Louis Favoreu affirmait que le droit constitutionnel processuel est un droit souple, « en ce sens que son application dépend assez largement de l’interprétation qu’en donne le juge constitutionnel lui-même. Le juge constitutionnel peut apprécier lui-même et corriger, au besoin, le sens et la portée des textes législatifs qui régissent son fonctionnement[55]. » L’objet de cette partie est de réfuter l’idée selon laquelle le Conseil constitutionnel disposerait d’une liberté totale dans l’organisation de sa procédure, ce qui lui donnerait compétence pour organiser la participation des groupes d’intérêt dans les formes qu’il le souhaite[56]. La répartition de la compétence procédurale est faite de telle sorte que l’article 63 de la Constitution confie une compétence de principe au législateur organique pour élaborer la procédure dans le contrôle de constitutionnalité (A). Sur ce fondement, le législateur organique a prescrit des formes dans la réglementation de la procédure qui s’opposent au traitement coutumier de l’intervention dans le contrôle de constitutionnalité a priori (B).

 

 

A. La compétence matériellement subordonnée du Conseil constitutionnel dans l’élaboration de la procédure

 

L’article 63 de la Constitution de 1958 dispose qu’une loi organique détermine les règles d’organisation et de fonctionnement du Conseil constitutionnel, la procédure qui est suivie devant lui et notamment les délais ouverts pour le saisir de contestations. Le titre II qui est évoqué concerne le fonctionnement du Conseil constitutionnel. Selon l’interprétation de Louis Favoreu,

 

La compétence de principe du législateur organique dans l’élaboration de la procédure

L’ensemble des règles qui gouvernent la répartition des compétences procédurales dans le contrôle de constitutionnalité laisse paraître une compétence de principe du législateur organique dans l’établissement de la procédure et un pouvoir réglementaire subordonné du Conseil constitutionnel. Le seul pouvoir réglementaire qui bénéficie d’une protection constitutionnelle est celui qui est confié aux chambres[58] du Parlement dans l’exercice de la fonction législative. Cela produit une différence importante, qui tient à ce que seul le pouvoir d’auto-organisation des chambres repose sur une assise constitutionnelle. Ce pouvoir d’auto-organisation est d’ailleurs contrebalancé par le fait que le contrôle automatique des règlements des assemblées est déclenché par une transmission et non par une saisine.
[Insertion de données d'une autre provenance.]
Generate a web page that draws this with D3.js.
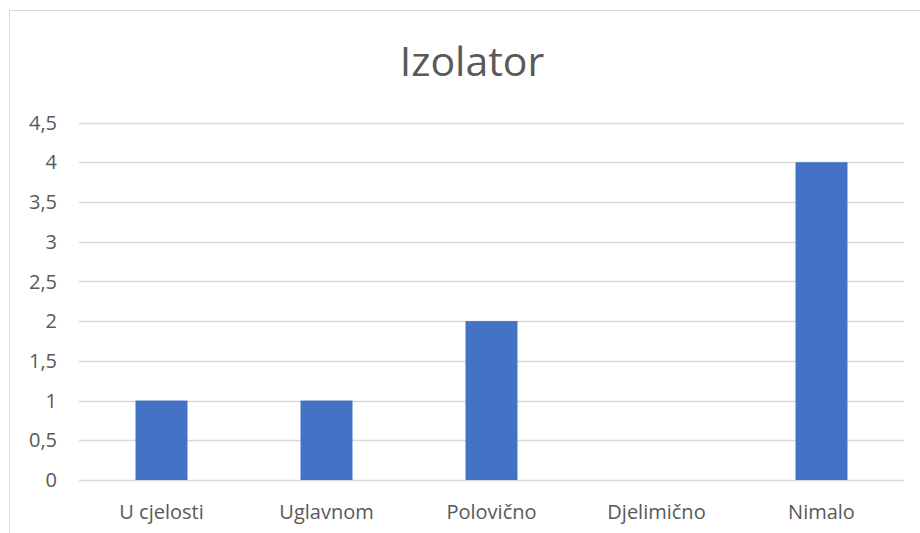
<!DOCTYPE html>
<html>
<head>
<meta charset="utf-8">
<script src="https://cdnjs.cloudflare.com/ajax/libs/d3/7.8.5/d3.min.js"></script>
<style>
  body { margin: 0; background: #fff; }
  text { font-family: "Segoe UI", "Open Sans", sans-serif; fill: #595959; }
</style>
</head>
<body>
<svg id="chart" width="920" height="533"></svg>
<script>
// podaci
var categories = ["U cjelosti", "Uglavnom", "Polovično", "Djelimično", "Nimalo"];
var values = [1, 1, 2, 0, 4];
var yTicks = [0, 0.5, 1, 1.5, 2, 2.5, 3, 3.5, 4, 4.5];
var title = "Izolator";

var svg = d3.select("#chart");

// chart border (right/bottom run off the picture)
svg.append("rect")
  .attr("x", 9.5).attr("y", 10.5)
  .attr("width", 940).attr("height", 540)
  .attr("fill", "#fff")
  .attr("stroke", "#d9d9d9");

var plotLeft = 79, plotRight = 904, plotTop = 122.5, plotBottom = 480;

var x = d3.scaleBand()
  .domain(categories)
  .range([plotLeft, plotRight])
  .paddingInner(0.685)
  .paddingOuter(0.3425);

var y = d3.scaleLinear()
  .domain([0, 4.5])
  .range([plotBottom, plotTop]);

// gridlines
svg.append("g")
  .selectAll("line")
  .data(yTicks)
  .enter()
  .append("line")
  .attr("x1", plotLeft).attr("x2", plotRight)
  .attr("y1", function (d) { return Math.round(y(d)) + 0.5 })
  .attr("y2", function (d) { return Math.round(y(d)) + 0.5 })
  .attr("stroke", "#d9d9d9")
  .attr("stroke-width", 1.3);

// y labels
svg.append("g")
  .selectAll("text")
  .data(yTicks)
  .enter()
  .append("text")
  .attr("x", 57)
  .attr("y", function (d) { return y(d) })
  .attr("dy", "0.36em")
  .attr("text-anchor", "end")
  .style("font-size", "20px")
  .text(function (d) { return String(d).replace(".", ",") });

// bars
svg.append("g")
  .selectAll("rect")
  .data(values)
  .enter()
  .append("rect")
  .attr("x", function (d, i) { return x(categories[i]) })
  .attr("width", x.bandwidth())
  .attr("y", function (d) { return y(d) })
  .attr("height", function (d) { return y(0) - y(d) })
  .attr("fill", "#4472c4");

// x labels
svg.append("g")
  .selectAll("text")
  .data(categories)
  .enter()
  .append("text")
  .attr("x", function (d) { return x(d) + x.bandwidth() / 2 })
  .attr("y", 519)
  .attr("text-anchor", "middle")
  .style("font-size", "20px")
  .text(function (d) { return d });

// title
svg.append("text")
  .attr("x", 472)
  .attr("y", 76)
  .attr("text-anchor", "middle")
  .style("font-size", "41px")
  .text(title);
</script>
</body>
</html>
Les articles 63 de la Constitution et 56 de l’ordonnance organique sur le Conseil constitutionnel visent à opérer un équilibre démocratique dans le fonctionnement du contrôle de constitutionnalité, en ne conférant pas la compétence exclusive au Conseil constitutionnel pour l’élaboration de sa procédure. La répartition qui est ainsi opérée par l’article 63 et l’article 56 de l’ordonnance organique agit comme une mise en œuvre de la règle démocratique selon laquelle les organes institués ne peuvent délimiter l’étendue de leur propre compétence en soumettant l’exercice de la compétence procédurale du Conseil constitutionnel à une forme de contrôle démocratique. Ce contrôle est ainsi confié par l’article 63C au législateur organique, qui dispose en priorité de la compétence constitutionnelle d’établir la procédure. Ainsi, de la même façon qu’il a adopté la loi organique de 2008 concernant la réglementation des archives du Conseil constitutionnel[59] pour surmonter la décision du Conseil constitutionnel de 2001 réglementant ses archives[60], rien ne pourrait empêcher le législateur organique de réglementer, de circonscrire, voire d’interdire la pratique de la participation des groupes d’intérêts dans le contrôle de constitutionnalité a priori, sans porter atteinte à l’indépendance du Conseil constitutionnel. Dans l’exercice d’une telle compétence, le contrôle automatique des lois organiques[61] pourrait dès lors apparaître comme un obstacle à la mise en œuvre effective de cette répartition des compétences. Toutefois, lors du contrôle de la loi organique en 2008, le Conseil constitutionnel avait reconnu que la réglementation des archives relevait de la mission et non du fonctionnement du Conseil constitutionnel. Partant, il décidait qu’il s’agissait d’une matière organique[62].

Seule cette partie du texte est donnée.